COLUMBIA, S.C. (AP) — Bree Hall had 11 points and Chloe Kitts scored all her 10 points in the second half as top seed South Carolina pulled away after trailing at halftime to beat ninth-seeded Indiana 64-53 on Sunday in the women’s NCAA Tournament and reach the Sweet 16 for the 11th straight time.
The Gamecocks (32-3) will take on either fourth-seeded Maryland or fifth-seeded Alabama in the Birmingham 2 Regional next week. Those teams play Monday night.
Not that anyone at Colonial Life Arena was locking South Carolina into that game after a dreadful first-half performance where they shot just 10 of 29 and trailed the Hoosiers 26-25 at the break. But the Gamecocks came out on fire in the third quarter, hitting nine of their first 10 shots for a 20-7 run to take control.
Gamecocks coach Dawn Staley said it was a cacophony of player voices during halftime, all identifying what the players had not done the first two quarters and how to get back to being themselves after the break.
“It’s not like a board meeting where there’s one person talking at a time,” Staley said, smiling. “It is chaos.”
Whatever the process, it certainly worked for South Carolina, who hit shot after shot to move in front. When Kitts’ 3-pointer put her team ahead 38-30, she held her arms up in celebration as the cheers rained down.
Hall’s 3-pointer closed the surge to take the game in hand and improve to 18-1 in their past four NCAA Tournaments. The run has included NCAA titles in 2022 and 2024. The team lost to Iowa in the national semifinals in 2023.
“We were all just missing our easy lay-ups, and there wasn’t really flow in game” the first two quarters, Kitts said. “Then the second half, we turned it around.”
Indiana couldn’t get closer than seven points the rest of the way.
Shay Ciezki had 12 points to lead Indiana.
Sania Feagin added 10 points for South Carolina, which improved to 18-0 in home NCAA Tournament games.
Indiana guard Chloe Moore-McNeil said the third quarter, where the Hoosiers got outscored 26-14 and had five of their 16 turnovers, was a mixture of South Carolina stepping up and her team making errors it hadn’t in the first half.
“Obviously, they’re the No. 1 team in the country in terms of transition offense and capitalizing on people’s turnovers,” Moore-McNeil said. “I think, yeah, they did have pressure on us, but at the same time, I think we did have some careless mistakes.”
Takeaways
Indiana: The Hoosiers made sure they wouldn’t get blown out early, but didn’t have enough to handle the deep, talented defending champions over 40 minutes.

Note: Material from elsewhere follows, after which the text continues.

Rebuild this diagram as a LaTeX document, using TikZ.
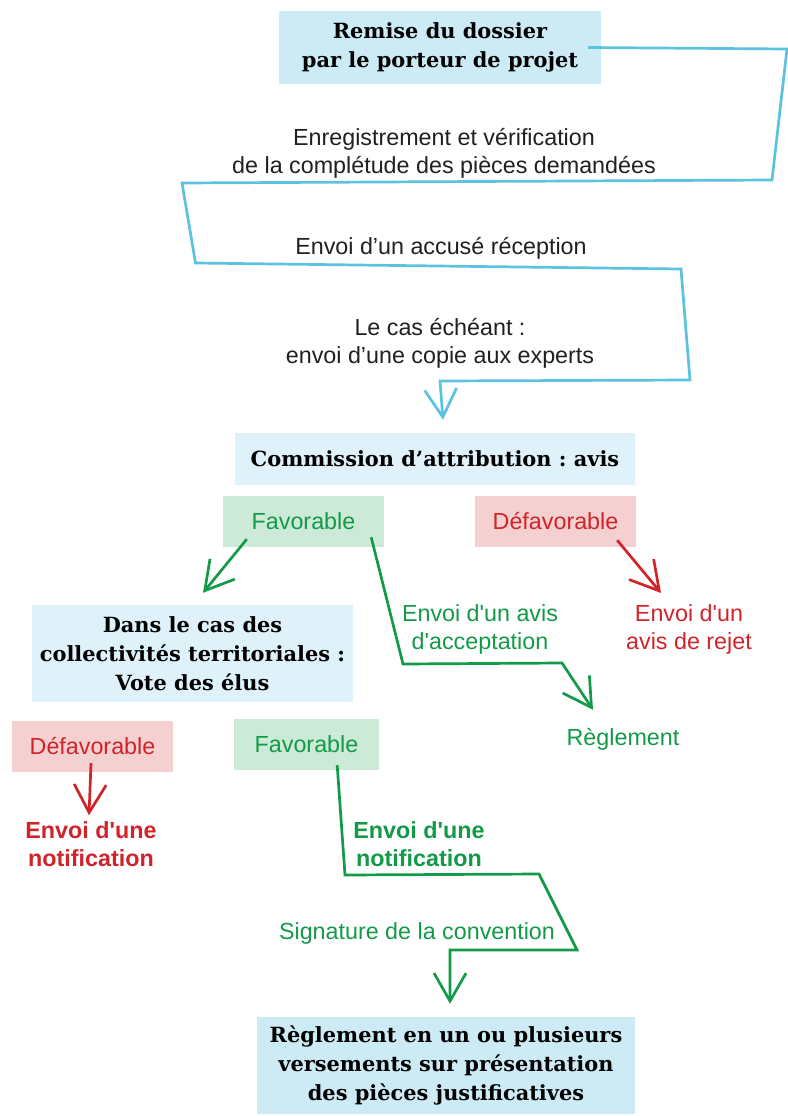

South Carolina: The Gamecocks got a wake up call from Indiana for a second straight year. After sleeping on a big lead in last year’s Sweet 16 before a 79-75 win, they struggled with the Hoosiers the first two quarters before pulling away. Count on coach Dawn Staley to use that poor first half as a lesson to this team going forward.
Evening it out
Indiana coach Teri Moren said it may be time to reopen discussions about the women’s tournament going to full neutral sites like men’s basketball. Moren said she has felt that advantage, having hosted first- and second-round games at Indiana’s Assembly Hall the past two years.
“I think we’ve got to get to a point where we sort of mirror what the guys do and have neutral sites because matchups matter,” she said. “But home-court advantage matters. Again, I’ve been a recipient.
“So I think that’s going to be something that may change as we move forward with women’s basketball,” she continued.